Monday, January 17, 2022

Adventures In Weeding


Library collection development, weeding library collections, library collection maintenance,

During the time between when I accepted my current position and when I actually began I corresponded with the adult services manager a couple of times to get a feel for things and know what to expect. In one email they told me of some meetings and things I would be attending the first week, and then suggested I would want to get started assessing my collections.

I was a little surprised at this, as I had expected programming to be the top priority. But once I started looking at the collection, I realized why! The collection had been very neglected and mismanaged, and the deeper I got into it, the more I realized how bad it was. Many really old books on the shelf, lots of materials that had not circulated in the last 5 years or more, very little new material, almost no diversity, and a very obvious bias for one particular religious point of view. 

It seems that my predecessor (and those before her) never weeded anything unless it was absolutely falling apart and irreparable, only bought new material when it was specifically requested by patrons or represented their own evangelical POV, and never replaced ancient copies of still popular classics with newer editions/reprints with contemporary cover art. Which brings us to today's nomination for the "Shelf of Shame".

I present to you this ancient copy of Laura Ingalls Wilder's By the Shores of Silver Lake. Though Wilder has been heavily criticized of late and her books have fallen out of favor among critics and many librarians, they are still popular among young readers.
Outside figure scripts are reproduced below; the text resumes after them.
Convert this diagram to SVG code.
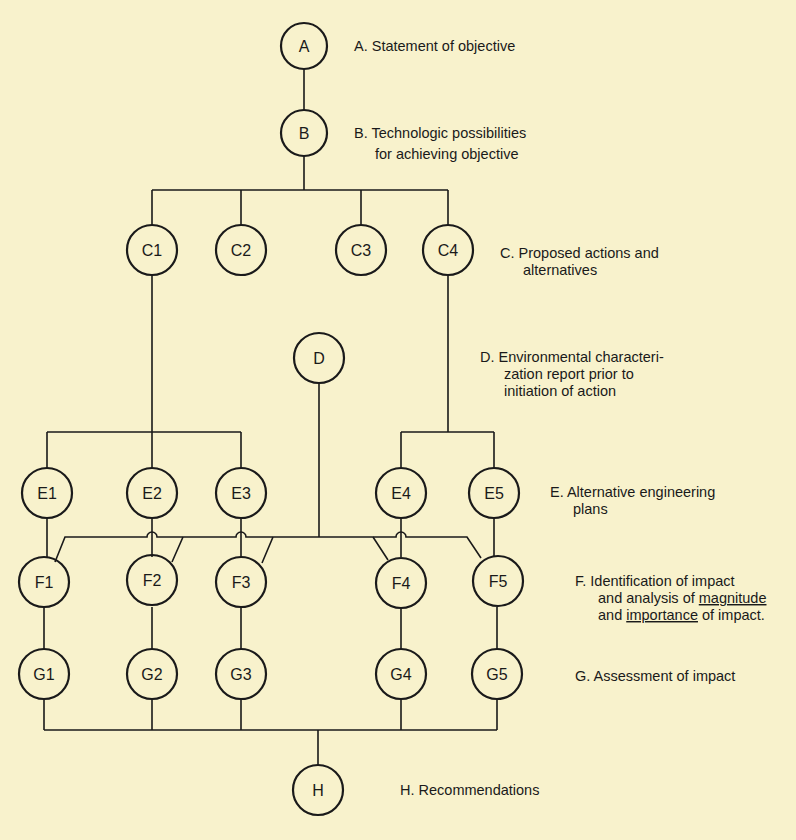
<svg xmlns="http://www.w3.org/2000/svg" width="796" height="840" viewBox="0 0 796 840">
<style>
.n circle{fill:none;stroke:#1a1a1a;stroke-width:2.2}
.n text{font-family:"Liberation Sans",Arial,sans-serif;font-size:16px;text-anchor:middle;dominant-baseline:central;fill:#1a1a1a}
.l{font-family:"Liberation Sans",Arial,sans-serif;font-size:14.5px;fill:#1a1a1a;white-space:pre}
#conn path{fill:none;stroke:#1a1a1a;stroke-width:1.6}
</style>
<rect width="796" height="840" fill="#f8f2cc"/>
<g id="conn">
<path d="M304 69V110M304 156V190M152 190H448M152 190V225M241 190V225M361 190V225M448 190V225"/>
<path d="M152 275V432M47 432H241M47 432V468M152 432V468M241 432V468"/>
<path d="M448 275V432M401 432H494M401 432V468M494 432V468"/>
<path d="M319 383V537"/>
<path d="M47 518V557M152 518V557M241 518V557M401 518V557M494 518V557"/>
<path d="M55 562L65 537H147A5 5 0 0 1 157 537H236A5 5 0 0 1 246 537H396A5 5 0 0 1 406 537H467L481 558"/>
<path d="M183 537L172 562M273 537L262 563M373 537L388 560"/>
<path d="M44 607V649M152 607V649M241 607V649M401 607V649M497 607V649"/>
<path d="M44 699V730M152 699V730M241 699V730M401 699V730M497 699V730M44 730H497M318 730V765"/>
</g>
<g id="A" class="n"><circle cx="304" cy="46" r="23"/><text x="304" y="46">A</text></g>
<g id="B" class="n"><circle cx="304" cy="133" r="23"/><text x="304" y="133">B</text></g>
<g id="C1" class="n"><circle cx="152" cy="250" r="25"/><text x="152" y="250">C1</text></g>
<g id="C2" class="n"><circle cx="241" cy="250" r="25"/><text x="241" y="250">C2</text></g>
<g id="C3" class="n"><circle cx="361" cy="250" r="25"/><text x="361" y="250">C3</text></g>
<g id="C4" class="n"><circle cx="448" cy="250" r="25"/><text x="448" y="250">C4</text></g>
<g id="D" class="n"><circle cx="319" cy="358" r="25"/><text x="319" y="358">D</text></g>
<g id="E1" class="n"><circle cx="47" cy="493" r="25"/><text x="47" y="493">E1</text></g>
<g id="E2" class="n"><circle cx="152" cy="493" r="25"/><text x="152" y="493">E2</text></g>
<g id="E3" class="n"><circle cx="241" cy="493" r="25"/><text x="241" y="493">E3</text></g>
<g id="E4" class="n"><circle cx="401" cy="493" r="25"/><text x="401" y="493">E4</text></g>
<g id="E5" class="n"><circle cx="494" cy="493" r="25"/><text x="494" y="493">E5</text></g>
<g id="F1" class="n"><circle cx="44" cy="582" r="25"/><text x="44" y="582">F1</text></g>
<g id="F2" class="n"><circle cx="152" cy="580" r="25"/><text x="152" y="580">F2</text></g>
<g id="F3" class="n"><circle cx="241" cy="582" r="25"/><text x="241" y="582">F3</text></g>
<g id="F4" class="n"><circle cx="401" cy="583" r="25"/><text x="401" y="583">F4</text></g>
<g id="F5" class="n"><circle cx="498" cy="581" r="25"/><text x="498" y="581">F5</text></g>
<g id="G1" class="n"><circle cx="44" cy="674" r="25"/><text x="44" y="674">G1</text></g>
<g id="G2" class="n"><circle cx="152" cy="674" r="25"/><text x="152" y="674">G2</text></g>
<g id="G3" class="n"><circle cx="241" cy="674" r="25"/><text x="241" y="674">G3</text></g>
<g id="G4" class="n"><circle cx="401" cy="674" r="25"/><text x="401" y="674">G4</text></g>
<g id="G5" class="n"><circle cx="497" cy="674" r="25"/><text x="497" y="674">G5</text></g>
<g id="H" class="n"><circle cx="318" cy="790" r="25"/><text x="318" y="790">H</text></g>
<g id="labels" class="l">
<text x="354" y="51">A.  Statement of objective</text>
<text x="354" y="138">B.  Technologic possibilities</text>
<text x="375" y="159">for achieving objective</text>
<text x="500" y="258">C.  Proposed actions and</text>
<text x="523" y="275">alternatives</text>
<text x="480" y="362">D.  Environmental characteri-</text>
<text x="504" y="379">zation report prior to</text>
<text x="504" y="396">initiation of action</text>
<text x="550" y="497">E.  Alternative engineering</text>
<text x="573" y="514">plans</text>
<text x="575" y="586">F.  Identification of impact</text>
<text x="598" y="603">and analysis of <tspan text-decoration="underline">magnitude</tspan></text>
<text x="598" y="620">and <tspan text-decoration="underline">importance</tspan> of impact.</text>
<text x="575" y="681">G.  Assessment of impact</text>
<text x="400" y="795">H.  Recommendations</text>
</g>
</svg>
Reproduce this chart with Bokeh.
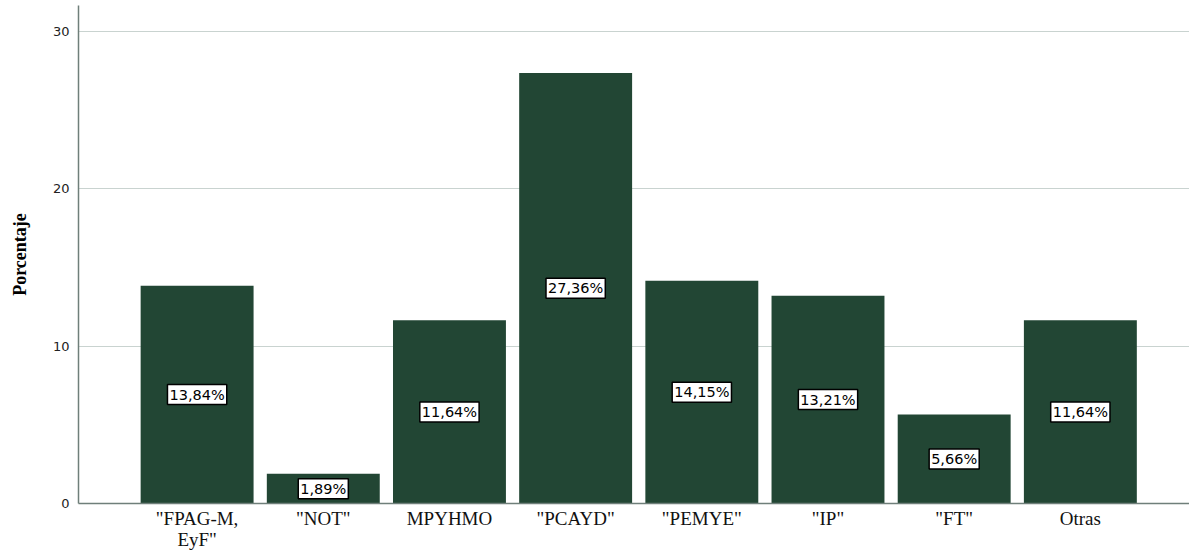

The whole series definitely has a place in my collection, but not in this condition! And sadly, this is pretty representative of what I'm finding in all the classic series.

As you can see, this copy is very old and in very poor condition: jacket is missing, pages are yellowed and dirty, it has been written in, moisture damaged, and clearly at some point someone decided to use it as a coaster. I believe this copy to be the 1953 edition, based on the illustrations by Garth Williams, which first appeared that year, and the publisher listed as Harper & Brothers, which changed to Harper & Row in 1962.
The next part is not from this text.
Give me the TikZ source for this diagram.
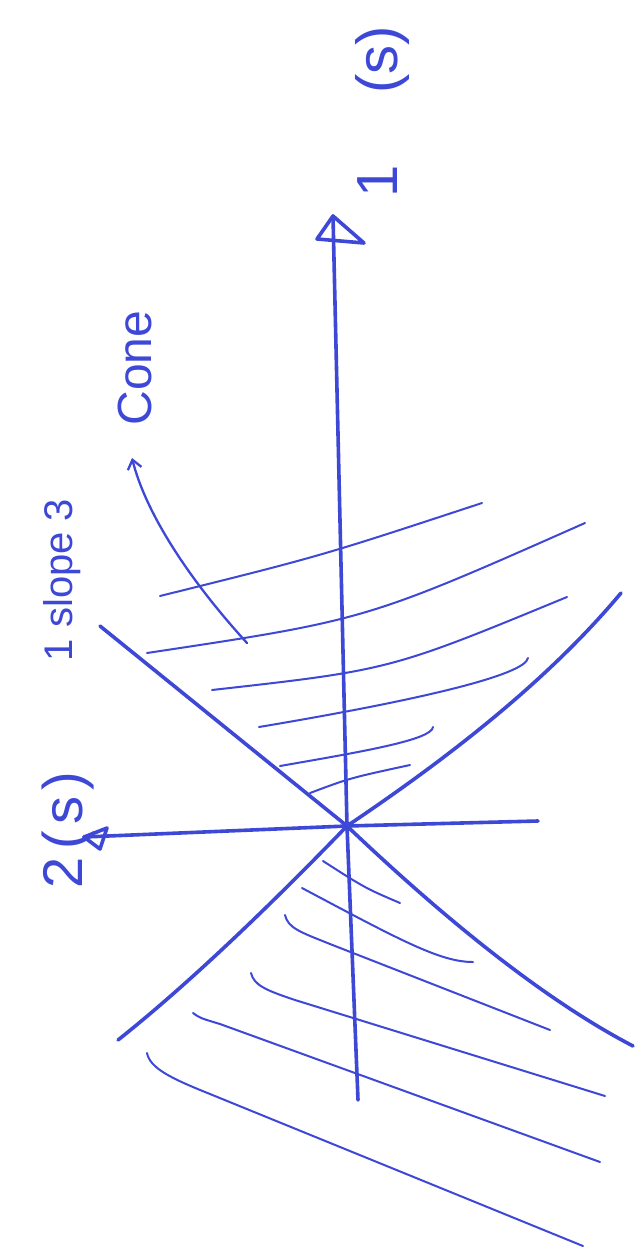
\documentclass[tikz,border=0pt]{standalone}
\usepackage{fontspec}
\setmainfont{Liberation Sans}
\usetikzlibrary{arrows.meta}
\definecolor{pen}{RGB}{62,72,214}
\begin{document}
\begin{tikzpicture}[x=1pt,y=-1pt,
  axis/.style={draw=pen,line width=3.6pt,line cap=round,line join=round},
  hatch/.style={draw=pen,line width=2pt,line cap=round},
  lbl/.style={text=pen,rotate=90,inner sep=0pt}]
\useasboundingbox[fill=white] (0,0) rectangle (636,1255);
% key points
\coordinate (O) at (347,826);
\coordinate (top) at (333,216);
\coordinate (T2) at (317,239);
\coordinate (T3) at (364,243);
\coordinate (bot) at (358,1100);
\coordinate (R) at (538,821);
\coordinate (Ltip) at (84,837);
\coordinate (L2) at (107,828);
\coordinate (L3) at (100,849);
\coordinate (UL) at (100,626);
\coordinate (UR) at (621,593);
\coordinate (LL) at (118,1040);
\coordinate (LR) at (633,1046);
% axes
\draw[axis] (bot) -- (O) -- (top);
\draw[axis] (top) -- (T2) -- (T3) -- cycle;
\draw[axis] (R) -- (O) -- (Ltip);
\draw[axis] (Ltip) -- (L2) -- (L3) -- cycle;
% cone boundaries
\draw[axis] (UL) -- (O);
\draw[axis] (O) .. controls (430,905) and (535,995) .. (LR);
\draw[axis] (LL) .. controls (200,975) and (290,885) .. (O);
\draw[axis] (O) .. controls (430,770) and (540,690) .. (UR);
\fill[pen] (O) circle (5);
% upper hatching
\coordinate (h1a) at (160,596); \coordinate (h1b) at (482,503);
\coordinate (h2a) at (147,653); \coordinate (h2b) at (585,523);
\coordinate (h3a) at (212,690); \coordinate (h3b) at (567,597);
\coordinate (h4a) at (259,727); \coordinate (h4b) at (528,658);
\coordinate (h5a) at (280,766); \coordinate (h5b) at (433,727);
\coordinate (h6a) at (310,793); \coordinate (h6b) at (410,765);
\draw[hatch] (h1a) .. controls (321,556) .. (h1b);
\draw[hatch] (h2a) .. controls (366,620) .. (h2b);
\draw[hatch] (h3a) .. controls (390,670) .. (h3b);
\draw[hatch] (h4a) .. controls (420,700) and (525,675) .. (h4b);
\draw[hatch] (h5a) .. controls (360,752) and (432,740) .. (h5b);
\draw[hatch] (h6a) .. controls (350,778) .. (h6b);
% lower hatching
\coordinate (g1a) at (323,861); \coordinate (g1b) at (400,903);
\coordinate (g2a) at (302,888); \coordinate (g2b) at (473,962);
\coordinate (g3a) at (285,915); \coordinate (g3b) at (550,1030);
\coordinate (g4a) at (251,973); \coordinate (g4b) at (605,1096);
\coordinate (g5a) at (193,1013); \coordinate (g5b) at (600,1162);
\coordinate (g6a) at (147,1053); \coordinate (g6b) at (583,1246);
\draw[hatch] (g1a) .. controls (365,888) .. (g1b);
\draw[hatch] (g2a) .. controls (400,940) and (440,962) .. (g2b);
\draw[hatch] (g3a) .. controls (288,928) and (300,932) .. (330,944) -- (g3b);
\draw[hatch] (g4a) .. controls (254,985) and (265,990) .. (295,1000) -- (g4b);
\draw[hatch] (g5a) .. controls (200,1018) .. (220,1024) -- (g5b);
\draw[hatch] (g6a) .. controls (150,1068) and (170,1078) .. (210,1094) -- (g6b);
% cone pointer
\coordinate (cs) at (247,643);
\coordinate (ct) at (132,458);
\draw[hatch,line width=2.3pt,-{Straight Barb[length=9pt,width=14pt]}] (cs) .. controls (185,575) and (145,510) .. (ct);
% labels
\node[lbl,font=\fontsize{58}{60}\selectfont] (l1) at (382,112) {1\hspace{72pt}(s)};
\node[lbl,font=\fontsize{56}{60}\selectfont] (l2) at (68,830) {2\hspace{8pt}(\hspace{6pt}s\hspace{6pt})};
\node[lbl,font=\fontsize{48}{52}\selectfont] (cone) at (135,368) {Cone};
\node[lbl,font=\fontsize{40}{44}\selectfont] (slope) at (62,580) {1 slope 3};
\end{tikzpicture}
\end{document}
What is really interesting is that it bears the stamps of a different library in another county, and the state Library Extension Division, which only existed as that entity at that address from 1957 to 1962. I believe this book was first acquired by the state division around 1957, then provided to the regional library listed which was at some point absorbed by the currently existing county library. Somehow, it must have been weeded from there and ended up being added to my library's collection in 1995, and being 42 years old at that point it must have already been in poor condition. 

So I have two burning questions, (1) Why was a 42-year old copy that had been weeded by one library added to our collection in the first place, and (2) Why, oh, WHY did no librarian in the last 25 years ever think to replace it? It's not like it has ever gone out of print, and much of the damage looks to be very old, not recent. I realize that years ago the library may not have had the funding to replace things as often as I'd like, but come on, to have such an old, nasty copy on your shelves for that long?? I know there has been enough money in the budget to replace such items in recent history at least.

People, we have to do better than this! I get why someone might hold onto it for a personal collection, but this has no place in a public or school library where we supposedly want kids to check out books and read them. If you want books to circulate, you can't have your shelves filled with old, worn, faded, gross, ugly books. Not only is a child highly unlikely to pick a book off the shelf to check out if it looks like it came from great-grammy's basement, it brings the whole collection down, much as an old, run-down house brings down the property values of every other house in the neighborhood.

Sadly, though this book is the oldest I have found so far, I have found many that date back at least to the 1970s that still have original cover art from the 1950s or earlier, maybe not in quite as bad of a condition as this book, but close. And big surprise, they don't circulate well, even titles that I know are still fairly relevant and popular in other libraries. Needless to say, I've already ordered replacement copies for this book, and the whole series, along with several other classic series. 

Now, repeat after me, "No more old, ugly books!"

What has been the worst offender you have weeded from your collection?